Below the condos and boutiques of Tokyo's upscale Minato Ward — which includes Roppongi Hills, home to Goldman Sachs Group's Japan headquarters — a boring machine has carved out the city's newest defense against floods.

"There are many buildings, there's a freeway," said Satoshi Yamamoto, who's directing the Tokyo Metropolitan Government's ¥24.5 billion project to build a giant subterranean reservoir — the second of three — to handle flood waters from the Furukawa River that winds through the area. "We decided the best approach was to go underground."

When it's completed in 2016, the 3.3-km-long tunnel-shaped reservoir, which is 7.5 m in diameter, will be able to handle 135,000 cu. meters of water, enough to fill 54 Olympic-size swimming pools. Tokyo is becoming increasingly reliant on this unique-to-Japan solution as more typhoons hit the country each year, a trend that Yamamoto said may be linked to global warming. The flooding is exacerbated by the city's sprawling concrete footprint, which keeps rainwater from seeping naturally into the ground.

"Japan has no choice," Marcelo H. Garcia, director of the Ven Te Chow Hydrosystems Laboratory at the University of Illinois at Urbana-Champaign, said in a phone interview. "With the lack of space they have, they have to come up with some ingenious way of doing this."

The area is especially flood-prone because of the proximity of buildings and roads to the river, which runs above-ground from near the busy Shibuya subway and train station to Tokyo Bay, according to the Tokyo Metropolitan Government's construction office.

A storm equivalent to the so-called Tokai Downpour in 2000, when hourly rainfall exceeding 11 cm burst levees in Nagoya, would cause flooding over 2 meters deep in some areas of Minato Ward, according to the area's disaster planning map.

The underground reservoir project was approved in 2008 after a series of devastating storms, including a 2004 typhoon that flooded nearby Azabu-Juban subway station, Yamamoto said. Residents asked for anti-flood measures after suffering widespread damage to their properties, he said.

During heavy rain, water will flow into an intake channel on the Furukawa's southern bank when it gets too high, much like the overflow hole in a bathroom sink. It will descend 52 meters — about 16 stories — down a drop shaft into a tunnel that follows the river's curves, at one point passing beneath the tracks of the Namboku subway line. Once the storm subsides, the water will be pumped to the surface about 2 km downstream.

"It's pumped back up to the river," Yamamoto said.

On a recent afternoon, the tunnel's oxidized metal skeleton was still visible near the bottom of the drop shaft, where its ceiling had not yet been covered over with cement. Workers in light blue coveralls and white hard hats drove forklifts along the floor of the tunnel, cut by contractor Tobishima Corp. using a cylindrical boring machine working at a rate of 14 meters a day.

Together with a separate 3.2-km-long reservoir under construction in the northwest of the city, the Furukawa project represents a tripling down on a method that's been stemming floods since initial construction on the city's first such tunnel was completed in 1997.

The approach derives from the standard flood-control method used in other cities, where water is pumped to above-ground reservoirs during storms.
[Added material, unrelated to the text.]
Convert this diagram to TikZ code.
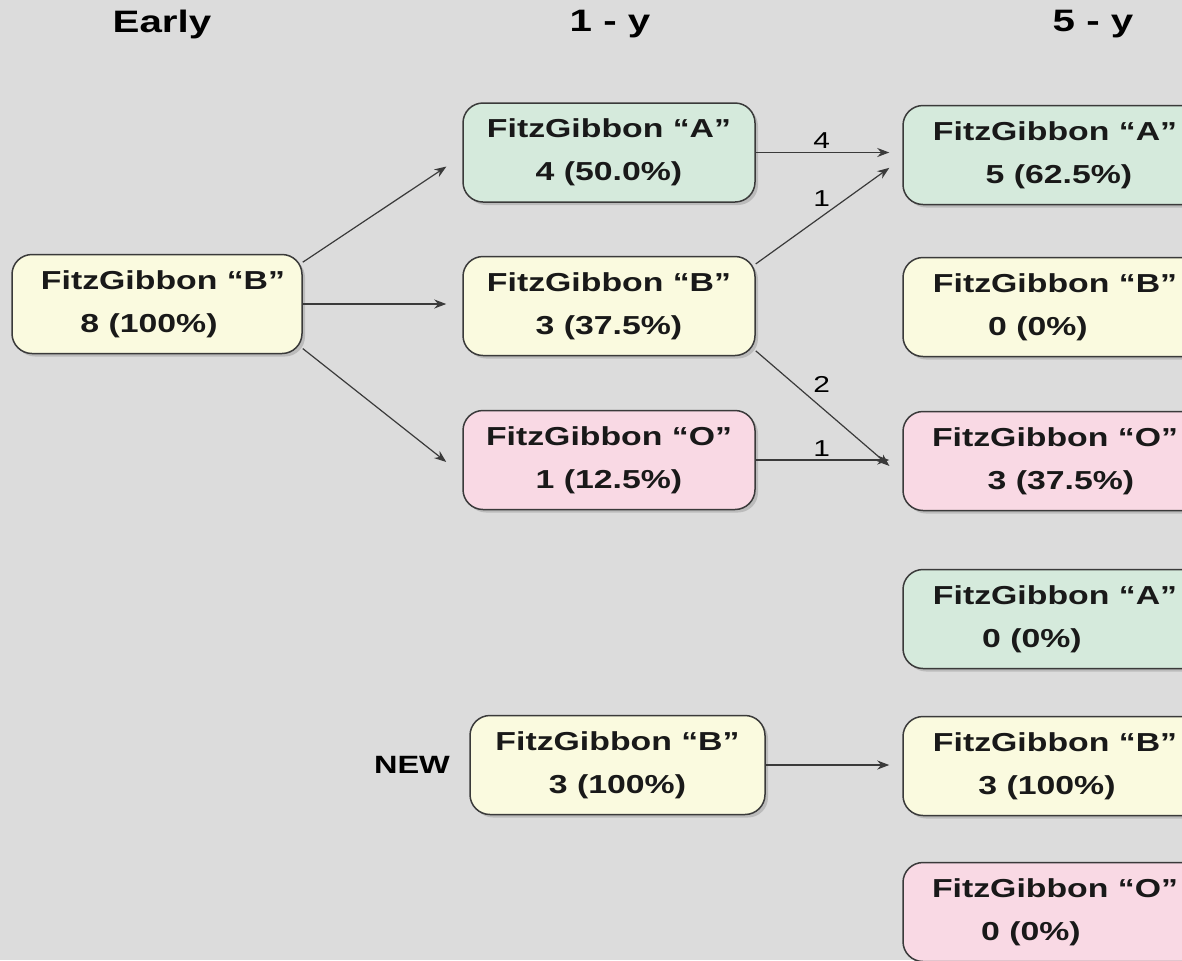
\documentclass[tikz,border=0pt]{standalone}
\usepackage{fontspec}
\setmainfont{Liberation Sans}[FakeStretch=1.3]
\usetikzlibrary{arrows.meta,shadows}
\definecolor{bggray}{HTML}{DCDCDC}
\definecolor{agreen}{HTML}{D5EADC}
\definecolor{byellow}{HTML}{FAFADF}
\definecolor{opink}{HTML}{F9D9E4}
\definecolor{edgegray}{HTML}{3A3A3A}
\begin{document}
\begin{tikzpicture}[x=0.5pt,y=-0.5pt,
    box/.style={draw=edgegray, line width=0.75pt, rounded corners=10pt,
      minimum width=146pt, minimum height=49.5pt, align=center,
      text=black!90, font=\fontsize{13}{21.5}\selectfont\bfseries,
      drop shadow={shadow xshift=1.5pt, shadow yshift=-1.5pt, opacity=0.35}},
    gbox/.style={box, fill=agreen},
    ybox/.style={box, fill=byellow},
    pbox/.style={box, fill=opink},
    head/.style={font=\fontsize{15.5}{18}\selectfont\bfseries},
    arr/.style={draw=edgegray, line width=0.6pt, -{Stealth[length=6pt,width=4.5pt]}},
    num/.style={font=\fontsize{11.5}{13}\selectfont, inner sep=1.5pt}]
  \useasboundingbox (0,0) rectangle (1182,960);
  \clip (0,0) rectangle (1182,960);
  \fill[bggray] (0,0) rectangle (1182,960);

  \node[head] (hEarly) at (162,24) {Early};
  \node[head] (hOne) at (610,24) {1 - y};
  \node[head] (hFive) at (1093,24) {5 - y};

  \node[ybox, minimum width=145pt] (early) at (157,304) {\hspace*{6pt}FitzGibbon “B”\\\hspace*{-8pt}8 (100\%)};

  \node[gbox] (oneA) at (609,152.5) {FitzGibbon “A”\\4 (50.0\%)};
  \node[ybox] (oneB) at (609,306) {FitzGibbon “B”\\3 (37.5\%)};
  \node[pbox] (oneO) at (609,460) {FitzGibbon “O”\\1 (12.5\%)};
  \node[ybox, minimum width=147.5pt] (newB) at (617.5,765) {FitzGibbon “B”\\3 (100\%)};
  \node[font=\fontsize{12.5}{15}\selectfont\bfseries] (newlbl) at (412,765) {NEW};

  \node[gbox, minimum width=152pt] (fiveA) at (1055,155) {FitzGibbon “A”\\\hspace*{4pt}5 (62.5\%)};
  \node[ybox, minimum width=152pt] (fiveB) at (1055,307) {FitzGibbon “B”\\\hspace*{-17pt}0 (0\%)};
  \node[pbox, minimum width=152pt] (fiveO) at (1055,461) {FitzGibbon “O”\\\hspace*{6pt}3 (37.5\%)};
  \node[gbox, minimum width=152pt] (fiveAn) at (1055,619) {FitzGibbon “A”\\\hspace*{-23pt}0 (0\%)};
  \node[ybox, minimum width=152pt] (fiveBn) at (1055,766) {FitzGibbon “B”\\\hspace*{-8pt}3 (100\%)};
  \node[pbox, minimum width=152pt] (fiveOn) at (1055,912) {FitzGibbon “O”\\\hspace*{-24pt}0 (0\%)};

  \draw[arr, shorten >=9.5pt] (early.16) -- ([yshift=-1.75pt]oneA.west);
  \draw[arr, shorten >=8pt] (early.east) -- (early.east -| oneB.west);
  \draw[arr, shorten >=10.2pt] (early.-17.5) -- ([yshift=-7.3pt]oneO.west);

  \draw[arr, shorten >=6.5pt] (oneA.east) -- (oneA.east -| fiveA.west) node[num, pos=0.45, above] {4};
  \draw[arr, shorten >=8pt] (oneB.16) -- ([yshift=-1.75pt]fiveA.west) node[num, pos=0.45, above=3pt] {1};
  \draw[arr, shorten >=8.5pt] (oneB.-17.5) -- ([yshift=-8pt]fiveO.west) node[num, pos=0.45, above=6pt] {2};
  \draw[arr, shorten >=6.5pt] (oneO.east) -- (oneO.east -| fiveO.west) node[num, pos=0.45, above] {1};
  \draw[arr, shorten >=6.5pt] (newB.east) -- (newB.east -| fiveBn.west);
\end{tikzpicture}
\end{document}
Chicago, for example, stores water and sewage in a nearby quarry during periods of heavy rain.

"What makes this system particularly noteworthy is just its scale, because it's underneath one of the largest cities in the world," said Patrick Lynett, a civil engineering professor who studies cities' water-management tactics at the University of Southern California in Los Angeles. "It allows them to have this flood control out of sight."
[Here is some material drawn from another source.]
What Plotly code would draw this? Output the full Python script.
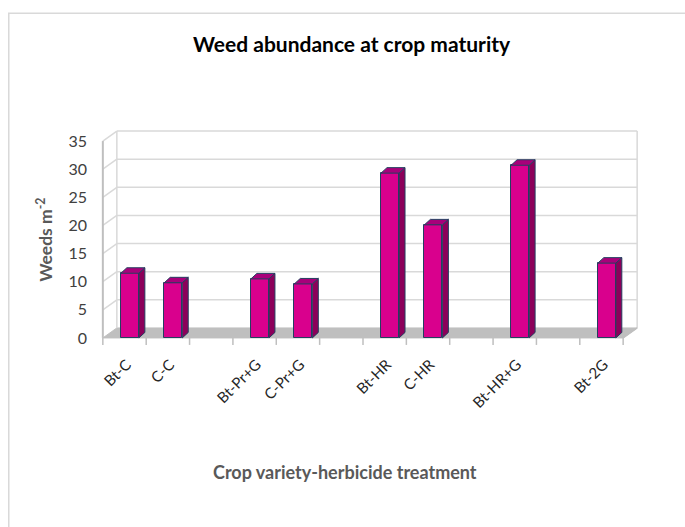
import plotly.graph_objects as go

# Treatments along the category axis (blank entries are spacer slots between groups)
categories = ["Bt-C", "C-C", "", "Bt-Pr+G", "C-Pr+G", "", "Bt-HR", "C-HR", "",
              "Bt-HR+G", "", "Bt-2G"]
weeds = [11.5, 9.8, None, 10.5, 9.6, None, 29.3, 20.1, None, 30.7, None, 13.3]
y_ticks = [0, 5, 10, 15, 20, 25, 30, 35]

W, H = 685, 527
PX, PY = 43.33, 5.63          # pixels per category slot / per weed unit
X0PX, Y0PX = 103, 338         # pixel position of slot 0 / value 0 on the front plane
XR = [-0.25, 12.55]
YR = [-2.5, 37.5]

l = X0PX + XR[0] * PX
w = (XR[1] - XR[0]) * PX
r = W - l - w
t = Y0PX - YR[1] * PY
h = (YR[1] - YR[0]) * PY
b = H - t - h


def px_x(px):
    return (px - l) / w


def px_y(py):
    return (t + h - py) / h


n = len(categories)
ymax = y_ticks[-1]
DXU, DYU = 14 / PX, 10 / PY      # depth of the walls/floor
BDX, BDY = 6 / PX, 5.5 / PY      # depth of each bar
BW, BL = 18 / PX, 18 / PX        # bar width and offset inside its slot

GRID = "#D9D9D9"
WALL = "#BFBFBF"
shapes = []

# floor
shapes.append(dict(type="path", xref="x", yref="y", layer="below",
                   path=f"M0,0 L{n},0 L{n + DXU},{DYU} L{DXU},{DYU} Z",
                   fillcolor="#BFBFBF", line=dict(color="#BFBFBF", width=1)))
# back wall gridlines
for v in y_ticks[1:]:
    shapes.append(dict(type="line", xref="x", yref="y", layer="below",
                       x0=DXU, x1=n + DXU, y0=v + DYU, y1=v + DYU,
                       line=dict(color=GRID, width=1.5)))
# left wall diagonals
for v in y_ticks[1:]:
    shapes.append(dict(type="line", xref="x", yref="y", layer="below",
                       x0=0, x1=DXU, y0=v, y1=v + DYU,
                       line=dict(color=GRID, width=1.5)))
# wall edges
shapes.append(dict(type="line", xref="x", yref="y", layer="below",
                   x0=0, x1=0, y0=0, y1=ymax, line=dict(color=WALL, width=2)))
shapes.append(dict(type="line", xref="x", yref="y", layer="below",
                   x0=DXU, x1=DXU, y0=DYU, y1=ymax + DYU, line=dict(color=GRID, width=1.5)))
shapes.append(dict(type="line", xref="x", yref="y", layer="below",
                   x0=n + DXU, x1=n + DXU, y0=DYU, y1=ymax + DYU, line=dict(color=GRID, width=1.5)))
shapes.append(dict(type="line", xref="x", yref="y", layer="below",
                   x0=n, x1=n + DXU, y0=0, y1=DYU, line=dict(color=WALL, width=1.5)))
# category tick marks
for i in range(n + 1):
    shapes.append(dict(type="line", xref="x", yref="y", layer="below",
                       x0=i, x1=i, y0=0, y1=-7 / PY, line=dict(color=WALL, width=1.5)))
# outer chart border
shapes.append(dict(type="rect", xref="paper", yref="paper", layer="below",
                   x0=px_x(9), x1=px_x(W + 10), y0=px_y(13), y1=px_y(H + 10),
                   line=dict(color="#D9D9D9", width=1.5), fillcolor="rgba(0,0,0,0)"))

idx = [i for i, v in enumerate(weeds) if v is not None]
vals = [weeds[i] for i in idx]
xl = [i + BL for i in idx]
xr = [x + BW for x in xl]

fig = go.Figure()
fig.add_trace(go.Bar(x=[x + BW / 2 for x in xl], y=vals, width=BW,
                     marker=dict(color="#D9008D", line=dict(color="#243F60", width=1)),
                     hoverinfo="skip", showlegend=False))

side_x, side_y, top_x, top_y = [], [], [], []
for a, c, v in zip(xl, xr, vals):
    side_x += [c, c + BDX, c + BDX, c, c, None]
    side_y += [0, BDY, v + BDY, v, 0, None]
    top_x += [a, c, c + BDX, a + BDX, a, None]
    top_y += [v, v, v + BDY, v + BDY, v, None]
fig.add_trace(go.Scatter(x=side_x, y=side_y, mode="lines", fill="toself",
                         fillcolor="#8C005A", line=dict(color="#243F60", width=1),
                         hoverinfo="skip", showlegend=False))
fig.add_trace(go.Scatter(x=top_x, y=top_y, mode="lines", fill="toself",
                         fillcolor="#A8007A", line=dict(color="#243F60", width=1),
                         hoverinfo="skip", showlegend=False))

labelled = [i for i, c in enumerate(categories) if c]

FONT = "Lato"
fig.update_layout(
    width=W, height=H,
    paper_bgcolor="white", plot_bgcolor="white",
    margin=dict(l=l, r=r, t=t, b=b, autoexpand=False),
    bargap=0,
    shapes=shapes,
    xaxis=dict(range=XR, showgrid=False, zeroline=False, showline=False,
               tickmode="array", tickvals=[i + 0.55 for i in labelled],
               ticktext=[categories[i] for i in labelled], tickangle=-45, ticks="",
               ticklabelstandoff=0,
               tickfont=dict(family=FONT, size=15, color="#262626")),
    yaxis=dict(range=YR, showgrid=False, zeroline=False, showline=False,
               tickmode="array", tickvals=y_ticks, ticks="",
               ticklabelstandoff=4,
               tickfont=dict(family=FONT, size=16, color="#404040")),
    annotations=[
        dict(text="<b>Weed abundance at crop maturity</b>", xref="paper", yref="paper",
             x=px_x(352), y=px_y(43), showarrow=False, xanchor="center", yanchor="middle",
             font=dict(family=FONT, size=21, color="black")),
        dict(text="<b>Weeds m<sup>-2</sup></b>", xref="paper", yref="paper",
             x=px_x(44), y=px_y(240), showarrow=False, textangle=-90,
             xanchor="center", yanchor="middle",
             font=dict(family=FONT, size=17.5, color="#595959")),
        dict(text="<b>Crop variety-herbicide treatment</b>", xref="paper", yref="paper",
             x=px_x(345), y=px_y(472), showarrow=False, xanchor="center", yanchor="middle",
             font=dict(family=FONT, size=18, color="#595959")),
    ],
)

fig.write_html("out.html")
Tokyo's size and density leave it no space for a typical above-ground solution. The Tokyo-Yokohama metropolis is the world's second-biggest by land area after the New York City area, with more than double New York's density, according to data compiled by the London-based City Mayors Foundation.

It's also facing more occurrences of flooding as the frequency of storms increases. The city's first underground reservoir, which is even larger than the Furukawa project, was called into action five times last year, compared with a usual rate of once or twice per year, according to Yoshiaki Takahashi, who oversees the facility in western Tokyo. It was used most recently on Aug. 10, when Typhoon Halong, the 11th of the season, poured 17 mm of rain in an hour on the capital.

That reservoir absorbs overflow from three rivers and was built after a typhoon in 1993 flooded more than 3,000 homes, causing ¥15.6 billion in damages, according to Takahashi.